Зеркало вообще как предмет таинственный не удваивает, не повторяет видимое, говорит Вардан Айрапетян (в «Письме на тему зеркала», обращённом к автору настоящей статьи[348]): оно показывает невидимое. Так, в зеркале стыда людям была показана их не видимая им до того нагота. «И открылись глаза у них…» Имеет подобное свойство и зеркало Гоголя. «Его образы стали живыми существами, как будто автор вывел этих жителей тьмы на свет, и они вынуждены были во всей наготе своей остаться между людьми».[349] Гоголь приводит действительность к оголённому состоянию.

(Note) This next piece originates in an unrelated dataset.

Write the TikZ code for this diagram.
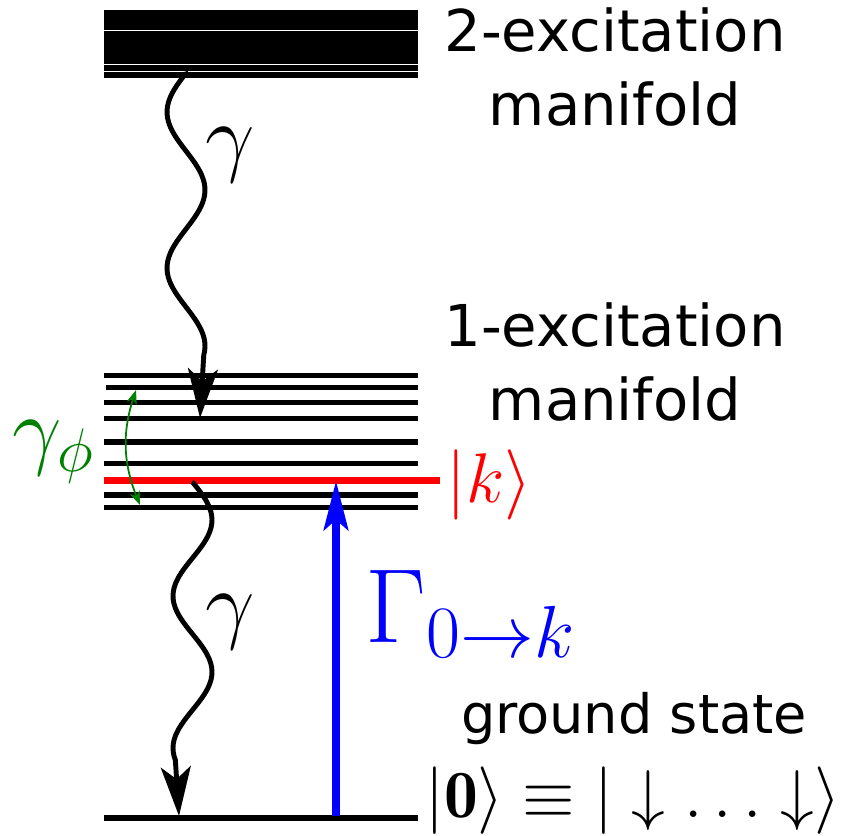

Это Пришвин о Гоголе, а вот итоговое (1918) суждение Розанова: «Нет, он увидел русскую душеньку в ее „преисподнем содержании“».[350] «Преисподнее» как адское здесь содержит в себе как внутреннюю форму свою «исподнее» как нижнее платье, близкое к телу, стыдное и скрываемое, к чему был остро чувствителен Гоголь, не преминув, например, упомянуть среди насущных нужд Акакия Акакиевича – «да штуки две того белья, которое неприлично называть в печатном слоге…». На что не преминул реагировать так же остро читатель Девушкин: подглядывают, выслеживают, «водится ли у тебя что следует из нижнего платья…»

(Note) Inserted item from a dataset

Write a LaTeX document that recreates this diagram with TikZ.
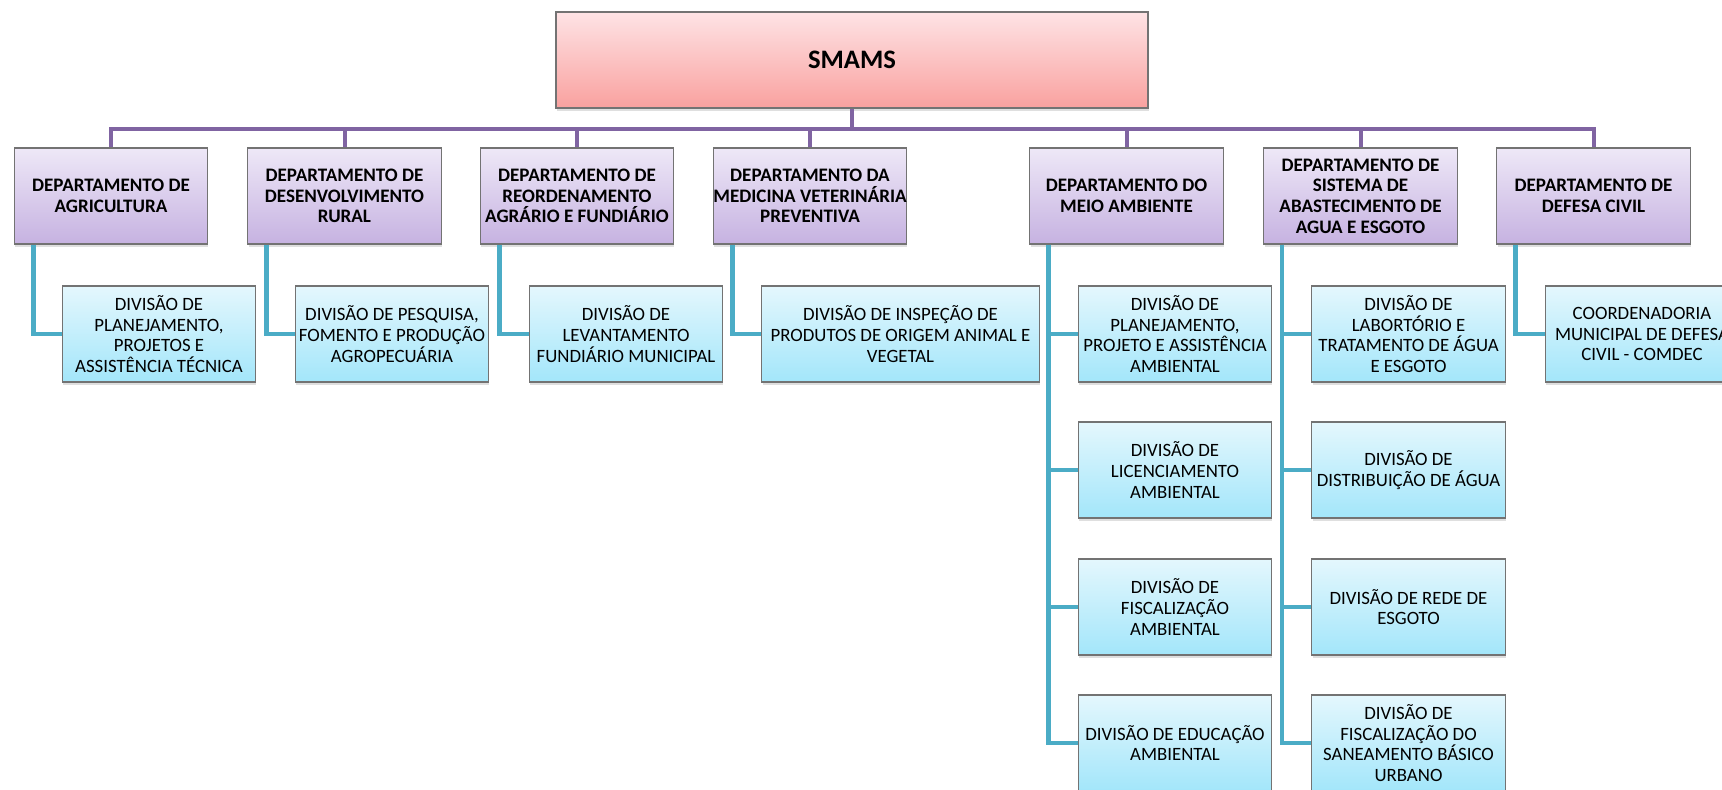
\documentclass[tikz,border=0pt]{standalone}
\usepackage{fontspec}
\setmainfont{Carlito}
\usetikzlibrary{shadows}

\definecolor{smamstop}{HTML}{FEE3E5}
\definecolor{smamsbot}{HTML}{F9A19F}
\definecolor{deptop}{HTML}{EEE8F7}
\definecolor{depbot}{HTML}{C6B2E1}
\definecolor{divtop}{HTML}{E4F7FD}
\definecolor{divbot}{HTML}{A3E6FA}
\definecolor{buscol}{HTML}{8064A2}
\definecolor{linkcol}{HTML}{4BACC6}

\begin{document}
\begin{tikzpicture}[x=0.75pt, y=-0.75pt]
    \tikzstyle{box}=[draw=black!55, line width=0.8pt, align=center, inner xsep=0pt, inner ysep=2pt,
        drop shadow={shadow xshift=0.6pt, shadow yshift=-2.4pt, opacity=0.25},
        font=\fontsize{14.1}{15.5}\selectfont]
    \tikzstyle{head}=[box, top color=smamstop, bottom color=smamsbot,
        minimum width=444pt, minimum height=72pt, font=\fontsize{20}{24}\selectfont\bfseries]
    \tikzstyle{dep}=[box, top color=deptop, bottom color=depbot,
        minimum width=145pt, minimum height=72pt, font=\fontsize{14.3}{15.5}\selectfont\bfseries]
    \tikzstyle{div}=[box, top color=divtop, bottom color=divbot,
        minimum width=145pt, minimum height=72pt]
    \tikzstyle{bus}=[draw=buscol, line width=3pt]
    \tikzstyle{link}=[draw=linkcol, line width=3.6pt]

    \clip (0,0) rectangle (1722,789);

    \node[head](smams) at (852, 60) {SMAMS};

    \node[dep](dep_1) at (111, 196) {DEPARTAMENTO DE\\AGRICULTURA};
    \node[dep](dep_2) at (344.5, 196) {DEPARTAMENTO DE\\DESENVOLVIMENTO\\RURAL};
    \node[dep](dep_3) at (577, 196) {DEPARTAMENTO DE\\REORDENAMENTO\\AGRÁRIO E FUNDIÁRIO};
    \node[dep](dep_4) at (810, 196) {DEPARTAMENTO DA\\MEDICINA VETERINÁRIA\\PREVENTIVA};
    \node[dep](dep_5) at (1126.5, 196) {DEPARTAMENTO DO\\MEIO AMBIENTE};
    \node[dep](dep_6) at (1360.5, 196) {DEPARTAMENTO DE\\SISTEMA DE\\ABASTECIMENTO DE\\AGUA E ESGOTO};
    \node[dep](dep_7) at (1593.5, 196) {DEPARTAMENTO DE\\DEFESA CIVIL};

    \node[div](div_1) at (159, 334) {DIVISÃO DE\\PLANEJAMENTO,\\PROJETOS E\\ASSISTÊNCIA TÉCNICA};
    \node[div](div_2) at (392, 334) {DIVISÃO DE PESQUISA,\\FOMENTO E PRODUÇÃO\\AGROPECUÁRIA};
    \node[div](div_3) at (626, 334) {DIVISÃO DE\\LEVANTAMENTO\\FUNDIÁRIO MUNICIPAL};
    \node[div, minimum width=208pt](div_4) at (900.5, 334) {DIVISÃO DE INSPEÇÃO DE\\PRODUTOS DE ORIGEM ANIMAL E\\VEGETAL};

    \node[div](div_5_1) at (1175, 334) {DIVISÃO DE\\PLANEJAMENTO,\\PROJETO E ASSISTÊNCIA\\AMBIENTAL};
    \node[div](div_5_2) at (1175, 470) {DIVISÃO DE\\LICENCIAMENTO\\AMBIENTAL};
    \node[div](div_5_3) at (1175, 607) {DIVISÃO DE\\FISCALIZAÇÃO\\AMBIENTAL};
    \node[div](div_5_4) at (1175, 743) {DIVISÃO DE EDUCAÇÃO\\AMBIENTAL};

    \node[div](div_6_1) at (1408.5, 334) {DIVISÃO DE\\LABORTÓRIO E\\TRATAMENTO DE ÁGUA\\E ESGOTO};
    \node[div](div_6_2) at (1408.5, 470) {DIVISÃO DE\\DISTRIBUIÇÃO DE ÁGUA};
    \node[div](div_6_3) at (1408.5, 607) {DIVISÃO DE REDE DE\\ESGOTO};
    \node[div](div_6_4) at (1408.5, 743) {DIVISÃO DE\\FISCALIZAÇÃO DO\\SANEAMENTO BÁSICO\\URBANO};

    \node[div](div_7) at (1642, 334) {COORDENADORIA\\MUNICIPAL DE DEFESA\\CIVIL - COMDEC};

    % barra superior
    \coordinate(bus) at (852, 129);
    \draw[bus] (smams.south) -- (smams.south |- bus);
    \draw[bus] (dep_1.north) -- (dep_1.north |- bus) -- (dep_7.north |- bus) -- (dep_7.north);
    \foreach \i in {2,...,6}
        \draw[bus] (dep_\i.north) -- (dep_\i.north |- bus);

    % ligacoes das divisoes
    \draw[link] ([xshift=14.6pt]dep_1.south west) |- (div_1.west);
    \draw[link] ([xshift=14.6pt]dep_2.south west) |- (div_2.west);
    \draw[link] ([xshift=14.6pt]dep_3.south west) |- (div_3.west);
    \draw[link] ([xshift=14.6pt]dep_4.south west) |- (div_4.west);
    \foreach \j in {1,...,4} {
        \draw[link] ([xshift=14.6pt]dep_5.south west) |- (div_5_\j.west);
        \draw[link] ([xshift=14pt]dep_6.south west) |- (div_6_\j.west);
    }
    \draw[link] ([xshift=14.6pt]dep_7.south west) |- (div_7.west);

\end{tikzpicture}
\end{document}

Но зеркальное отражение противоречиво: оно отражает и отделяет от отражённого образа и ему противопоставляет. Да, это я, не могу не признать, но это не я! Неужели вон тот – это я? Об этом свойстве зеркального образа писал М. Бахтин: «наружность не обнимает меня всего, я перед зеркалом, а не в нём».[351] Так и Девушкин перед гоголевским зеркалом. Оно подавляет, уничтожает, но и эмансипирует, очищает, высвобождает свободную от отражения личность. Но таково же и действие стыда – как в истории первых людей, так и в истории первого героя нового писателя. Его «девический стыд» – мы уже говорили – эквивалентен космическому холоду «Шинели». Но стыд и есть холод – этимологически, происходя от «студа», «стужи», «стыть»; они этимологически близкие родственники[352] (что, например, наглядно в таком литургическом тексте, как Канон Андрея Критского, где ситуацию грехопадения выражают оба слова без различения: «…и ныне лежу наг, и стыждуся… Обложен есмь одеянием студа, якоже листьем смоковным…»). «Если снять с себя одежду, то и телесное и духовное состояние будет требовать покрытия наготы: телу будет студно, а душе – стыдно».[353] П. А. Флоренский, развивая здесь свою идею стыда вослед со—ловьёвской (и в пику ей), почти творит пословицу – и не готовая ли это формула основных ситуаций, в которых находятся Акакий Акакиевич Башмачкин и Макар Алексеевич Девушкин? Флоренский, собственно, повторяет то, что Девушкин писал Вареньке: ведь вы перед всеми разоблачаться не станете. У него самого (у Девушкина) его стыд – «перед всеми», как ощущение жизненного, нравственного холода, переживаемого на людях; он именно чувствует свою наготу «на миру». Гоголь знал, конечно, что такое стыд, и знал очень остро: чего стоит одно описание халата Плюшкина, «на который глядеть не только было совестно, но даже стыдно». Странное и удивительное гоголевское «даже» (роль которого в стиле и строении мира Гоголя, в «Шинели» особенно, была в своё время открыта Д. Чижевским[354]) производит здесь гротескную инверсию значений, потому что, по правильной теории стыда и совести (например, соловьёвской), совесть – это высшая культурная степень стыда. По гоголевской же инверсии, дикий стыд это более сильная степень. Наверное, так же было смотреть на старый капот Акакия Акакиевича – но ведь не ему самому, и не Плюшкину самому, было стыдно смотреть. Это Макару Алексеевичу вместе со всем своим облачением «самого себя» стало стыдно. «Художественно—формальное значение» этого слова другое у Достоевского.